GIVEN DATA:

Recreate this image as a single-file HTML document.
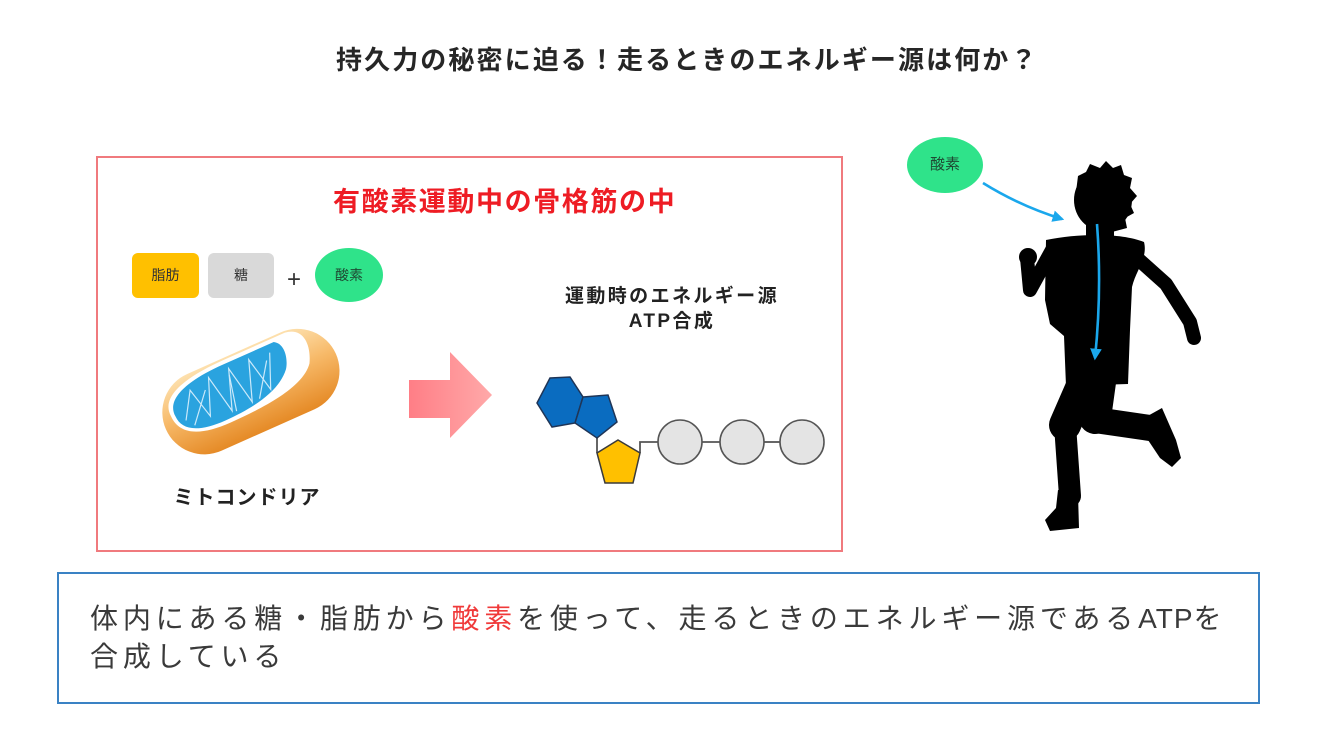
<!DOCTYPE html>
<html><head><meta charset="utf-8"><style>
html,body{margin:0;padding:0;background:#fff;}
body{width:1318px;height:746px;position:relative;overflow:hidden;font-family:"Liberation Sans","Noto Sans CJK JP",sans-serif;}
.a{position:absolute;white-space:nowrap;}
</style></head><body>
<svg class="a" style="left:0;top:0" width="1318" height="746" viewBox="0 0 1318 746">
<defs>
<linearGradient id="og" x1="0" y1="0" x2="0" y2="1">
<stop offset="0" stop-color="#fde0ad"/><stop offset="0.45" stop-color="#f7b968"/><stop offset="1" stop-color="#e58a26"/>
</linearGradient>
<linearGradient id="pg" x1="0" y1="0" x2="1" y2="0">
<stop offset="0" stop-color="#ff7e86"/><stop offset="1" stop-color="#ffa9a9"/>
</linearGradient>
<marker id="ah" viewBox="0 0 10 10" refX="8" refY="5" markerWidth="4.5" markerHeight="4.5" orient="auto"><path d="M0,0 L10,5 L0,10 Z" fill="#1aa7ec"/></marker>
</defs>
<rect x="97" y="157" width="745" height="394" fill="none" stroke="#f07a7e" stroke-width="2"/>
<rect x="58" y="573" width="1201" height="130" fill="none" stroke="#3a82c4" stroke-width="2"/>
<rect x="132" y="253" width="67" height="45" rx="6" fill="#ffc000"/>
<rect x="208" y="253" width="66" height="45" rx="6" fill="#d9d9d9"/>
<ellipse cx="349" cy="275" rx="34" ry="27" fill="#2fe38a"/>
<!-- mitochondria -->
<g transform="rotate(-24 250 392)">
<rect x="158" y="350" width="186" height="84" rx="42" fill="url(#og)"/>
<path d="M168 382 C166 360 196 352 240 352 L306 352 C324 354 326 372 316 390 C302 408 262 412 220 412 C186 412 168 402 168 382 Z" fill="#ffffff"/>
<path d="M172 384 C170 364 198 356 236 356 L292 356 C302 362 298 378 292 386 C278 402 250 408 216 408 C188 408 172 400 172 384 Z" fill="#2aa3df"/>
<g stroke="#e8f6ff" stroke-width="1.2" fill="none" opacity="0.85">
<path d="M180 392 L196 366 L204 398 L218 362 L226 402 L240 362 L248 402 L262 362 L270 398 L284 364"/>
<path d="M186 400 L210 372 M230 404 L238 368 M256 402 L278 370"/>
</g>
</g>
<polygon points="409,380 450,380 450,352 492,395 450,438 450,418 409,418" fill="url(#pg)"/>
<g stroke="#555" stroke-width="1.8" fill="none">
<line x1="597" y1="438" x2="597" y2="453"/>
<polyline points="640,453 640,442 658,442"/>
<line x1="702" y1="442" x2="720" y2="442"/>
<line x1="764" y1="442" x2="780" y2="442"/>
</g>
<polygon points="550,378 570,377 583,397 575,423 552,427 537,403" fill="#0a6cc0" stroke="#1f3557" stroke-width="1.5"/>
<polygon points="583,397 608,395 617,422 597,438 575,423" fill="#0a6cc0" stroke="#1f3557" stroke-width="1.5"/>
<polygon points="618,440 640,453 633,483 605,483 597,453" fill="#ffc000" stroke="#3a3a3a" stroke-width="1.5"/>
<g fill="#e4e4e4" stroke="#555" stroke-width="1.6">
<circle cx="680" cy="442" r="22"/><circle cx="742" cy="442" r="22"/><circle cx="802" cy="442" r="22"/>
</g>
<ellipse cx="945" cy="165" rx="38" ry="28" fill="#2fe38a"/>
<g fill="#000" stroke="#000" stroke-linecap="round" stroke-linejoin="round">
<ellipse cx="1103" cy="200" rx="29" ry="31" stroke="none"/>
<path d="M1076 192 L1078 176 L1086 172 L1090 164 L1100 168 L1106 161 L1113 168 L1121 165 L1124 175 L1132 178 L1130 188 L1137 196 L1130 204 L1134 213 L1125 218 L1127 228 L1112 232 Z" stroke="none"/>
<rect x="1086" y="222" width="28" height="24" stroke="none"/>
<path d="M1046 240 C1080 233 1122 233 1144 242 C1148 258 1136 270 1132 287 L1130 330 L1128 384 L1066 386 L1064 336 L1050 324 L1045 300 Z" stroke="none"/>
<polyline points="1052,250 1030,290 1027,258" fill="none" stroke-width="14"/>
<circle cx="1028" cy="257" r="9" stroke="none"/>
<polyline points="1128,250 1166,284 1190,322 1194,338" fill="none" stroke-width="14"/>
<line x1="1100" y1="382" x2="1095" y2="418" stroke-width="32"/>
<line x1="1095" y1="420" x2="1150" y2="428" stroke-width="26"/>
<path d="M1144 418 L1162 408 L1176 440 L1181 458 L1172 467 L1160 458 L1148 440 Z" stroke="none"/>
<line x1="1082" y1="386" x2="1065" y2="425" stroke-width="32"/>
<line x1="1065" y1="425" x2="1070" y2="496" stroke-width="22"/>
<path d="M1058 490 L1078 494 L1079 528 L1050 531 L1045 520 L1056 508 Z" stroke="none"/>
</g>
<path d="M983 183 Q1020 206 1062 219" fill="none" stroke="#1aa7ec" stroke-width="2.6" marker-end="url(#ah)"/>
<path d="M1097 224 Q1102 290 1095 358" fill="none" stroke="#1aa7ec" stroke-width="2.6" marker-end="url(#ah)"/>
</svg>

<div class="a" style="left:336px;top:44px;font-size:26px;line-height:32px;font-weight:bold;color:#262626;letter-spacing:2.1px;">持久力の秘密に迫る！走るときのエネルギー源は何か？</div>

<div class="a" style="left:333px;top:186px;font-size:27px;line-height:32px;font-weight:bold;color:#ee1c24;letter-spacing:1.6px;">有酸素運動中の骨格筋の中</div>

<div class="a" style="left:132px;top:253px;width:67px;height:45px;line-height:45px;text-align:center;font-size:14px;color:#333;">脂肪</div>
<div class="a" style="left:208px;top:253px;width:66px;height:45px;line-height:45px;text-align:center;font-size:14px;color:#333;">糖</div>
<div class="a" style="left:282px;top:265px;width:24px;text-align:center;font-size:24px;line-height:30px;color:#333;">+</div>
<div class="a" style="left:315px;top:248px;width:68px;height:54px;line-height:54px;text-align:center;font-size:14px;color:#1f4a33;">酸素</div>

<div class="a" style="left:147px;top:485px;width:200px;text-align:center;font-size:20px;line-height:26px;font-weight:bold;color:#222;letter-spacing:1px;">ミトコンドリア</div>

<div class="a" style="left:552px;top:284px;width:240px;text-align:center;font-size:19px;line-height:25px;font-weight:bold;color:#222;letter-spacing:2.4px;">運動時のエネルギー源<br>ATP合成</div>

<div class="a" style="left:907px;top:137px;width:76px;height:56px;line-height:56px;text-align:center;font-size:15px;color:#1f4a33;">酸素</div>

<div class="a" style="left:90px;top:600px;font-size:28px;line-height:38px;color:#3a3a3a;letter-spacing:4.85px;">体内にある糖・脂肪から<span style="color:#f03a3a;">酸素</span>を使って、走るときのエネルギー源である<span style="letter-spacing:1px;">ATP</span>を<br>合成している</div>
</body></html>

EXERCISE DIRECTIONS: Reproduce the material above verbatim; omit every picture.

COMPLETE OUTPUT:
Recreate this image as a single-file HTML document.
<!DOCTYPE html>
<html><head><meta charset="utf-8"><style>
html,body{margin:0;padding:0;background:#fff;}
body{width:1318px;height:746px;position:relative;overflow:hidden;font-family:"Liberation Sans","Noto Sans CJK JP",sans-serif;}
.a{position:absolute;white-space:nowrap;}
</style></head><body>
<svg class="a" style="left:0;top:0" width="1318" height="746" viewBox="0 0 1318 746">
<defs>
<linearGradient id="og" x1="0" y1="0" x2="0" y2="1">
<stop offset="0" stop-color="#fde0ad"/><stop offset="0.45" stop-color="#f7b968"/><stop offset="1" stop-color="#e58a26"/>
</linearGradient>
<linearGradient id="pg" x1="0" y1="0" x2="1" y2="0">
<stop offset="0" stop-color="#ff7e86"/><stop offset="1" stop-color="#ffa9a9"/>
</linearGradient>
<marker id="ah" viewBox="0 0 10 10" refX="8" refY="5" markerWidth="4.5" markerHeight="4.5" orient="auto"><path d="M0,0 L10,5 L0,10 Z" fill="#1aa7ec"/></marker>
</defs>
<rect x="97" y="157" width="745" height="394" fill="none" stroke="#f07a7e" stroke-width="2"/>
<rect x="58" y="573" width="1201" height="130" fill="none" stroke="#3a82c4" stroke-width="2"/>
<rect x="132" y="253" width="67" height="45" rx="6" fill="#ffc000"/>
<rect x="208" y="253" width="66" height="45" rx="6" fill="#d9d9d9"/>
<ellipse cx="349" cy="275" rx="34" ry="27" fill="#2fe38a"/>
<!-- mitochondria -->
<g transform="rotate(-24 250 392)">
<rect x="158" y="350" width="186" height="84" rx="42" fill="url(#og)"/>
<path d="M168 382 C166 360 196 352 240 352 L306 352 C324 354 326 372 316 390 C302 408 262 412 220 412 C186 412 168 402 168 382 Z" fill="#ffffff"/>
<path d="M172 384 C170 364 198 356 236 356 L292 356 C302 362 298 378 292 386 C278 402 250 408 216 408 C188 408 172 400 172 384 Z" fill="#2aa3df"/>
<g stroke="#e8f6ff" stroke-width="1.2" fill="none" opacity="0.85">
<path d="M180 392 L196 366 L204 398 L218 362 L226 402 L240 362 L248 402 L262 362 L270 398 L284 364"/>
<path d="M186 400 L210 372 M230 404 L238 368 M256 402 L278 370"/>
</g>
</g>
<polygon points="409,380 450,380 450,352 492,395 450,438 450,418 409,418" fill="url(#pg)"/>
<g stroke="#555" stroke-width="1.8" fill="none">
<line x1="597" y1="438" x2="597" y2="453"/>
<polyline points="640,453 640,442 658,442"/>
<line x1="702" y1="442" x2="720" y2="442"/>
<line x1="764" y1="442" x2="780" y2="442"/>
</g>
<polygon points="550,378 570,377 583,397 575,423 552,427 537,403" fill="#0a6cc0" stroke="#1f3557" stroke-width="1.5"/>
<polygon points="583,397 608,395 617,422 597,438 575,423" fill="#0a6cc0" stroke="#1f3557" stroke-width="1.5"/>
<polygon points="618,440 640,453 633,483 605,483 597,453" fill="#ffc000" stroke="#3a3a3a" stroke-width="1.5"/>
<g fill="#e4e4e4" stroke="#555" stroke-width="1.6">
<circle cx="680" cy="442" r="22"/><circle cx="742" cy="442" r="22"/><circle cx="802" cy="442" r="22"/>
</g>
<ellipse cx="945" cy="165" rx="38" ry="28" fill="#2fe38a"/>
<g fill="#000" stroke="#000" stroke-linecap="round" stroke-linejoin="round">
<ellipse cx="1103" cy="200" rx="29" ry="31" stroke="none"/>
<path d="M1076 192 L1078 176 L1086 172 L1090 164 L1100 168 L1106 161 L1113 168 L1121 165 L1124 175 L1132 178 L1130 188 L1137 196 L1130 204 L1134 213 L1125 218 L1127 228 L1112 232 Z" stroke="none"/>
<rect x="1086" y="222" width="28" height="24" stroke="none"/>
<path d="M1046 240 C1080 233 1122 233 1144 242 C1148 258 1136 270 1132 287 L1130 330 L1128 384 L1066 386 L1064 336 L1050 324 L1045 300 Z" stroke="none"/>
<polyline points="1052,250 1030,290 1027,258" fill="none" stroke-width="14"/>
<circle cx="1028" cy="257" r="9" stroke="none"/>
<polyline points="1128,250 1166,284 1190,322 1194,338" fill="none" stroke-width="14"/>
<line x1="1100" y1="382" x2="1095" y2="418" stroke-width="32"/>
<line x1="1095" y1="420" x2="1150" y2="428" stroke-width="26"/>
<path d="M1144 418 L1162 408 L1176 440 L1181 458 L1172 467 L1160 458 L1148 440 Z" stroke="none"/>
<line x1="1082" y1="386" x2="1065" y2="425" stroke-width="32"/>
<line x1="1065" y1="425" x2="1070" y2="496" stroke-width="22"/>
<path d="M1058 490 L1078 494 L1079 528 L1050 531 L1045 520 L1056 508 Z" stroke="none"/>
</g>
<path d="M983 183 Q1020 206 1062 219" fill="none" stroke="#1aa7ec" stroke-width="2.6" marker-end="url(#ah)"/>
<path d="M1097 224 Q1102 290 1095 358" fill="none" stroke="#1aa7ec" stroke-width="2.6" marker-end="url(#ah)"/>
</svg>

<div class="a" style="left:336px;top:44px;font-size:26px;line-height:32px;font-weight:bold;color:#262626;letter-spacing:2.1px;">持久力の秘密に迫る！走るときのエネルギー源は何か？</div>

<div class="a" style="left:333px;top:186px;font-size:27px;line-height:32px;font-weight:bold;color:#ee1c24;letter-spacing:1.6px;">有酸素運動中の骨格筋の中</div>

<div class="a" style="left:132px;top:253px;width:67px;height:45px;line-height:45px;text-align:center;font-size:14px;color:#333;">脂肪</div>
<div class="a" style="left:208px;top:253px;width:66px;height:45px;line-height:45px;text-align:center;font-size:14px;color:#333;">糖</div>
<div class="a" style="left:282px;top:265px;width:24px;text-align:center;font-size:24px;line-height:30px;color:#333;">+</div>
<div class="a" style="left:315px;top:248px;width:68px;height:54px;line-height:54px;text-align:center;font-size:14px;color:#1f4a33;">酸素</div>

<div class="a" style="left:147px;top:485px;width:200px;text-align:center;font-size:20px;line-height:26px;font-weight:bold;color:#222;letter-spacing:1px;">ミトコンドリア</div>

<div class="a" style="left:552px;top:284px;width:240px;text-align:center;font-size:19px;line-height:25px;font-weight:bold;color:#222;letter-spacing:2.4px;">運動時のエネルギー源<br>ATP合成</div>

<div class="a" style="left:907px;top:137px;width:76px;height:56px;line-height:56px;text-align:center;font-size:15px;color:#1f4a33;">酸素</div>

<div class="a" style="left:90px;top:600px;font-size:28px;line-height:38px;color:#3a3a3a;letter-spacing:4.85px;">体内にある糖・脂肪から<span style="color:#f03a3a;">酸素</span>を使って、走るときのエネルギー源である<span style="letter-spacing:1px;">ATP</span>を<br>合成している</div>
</body></html>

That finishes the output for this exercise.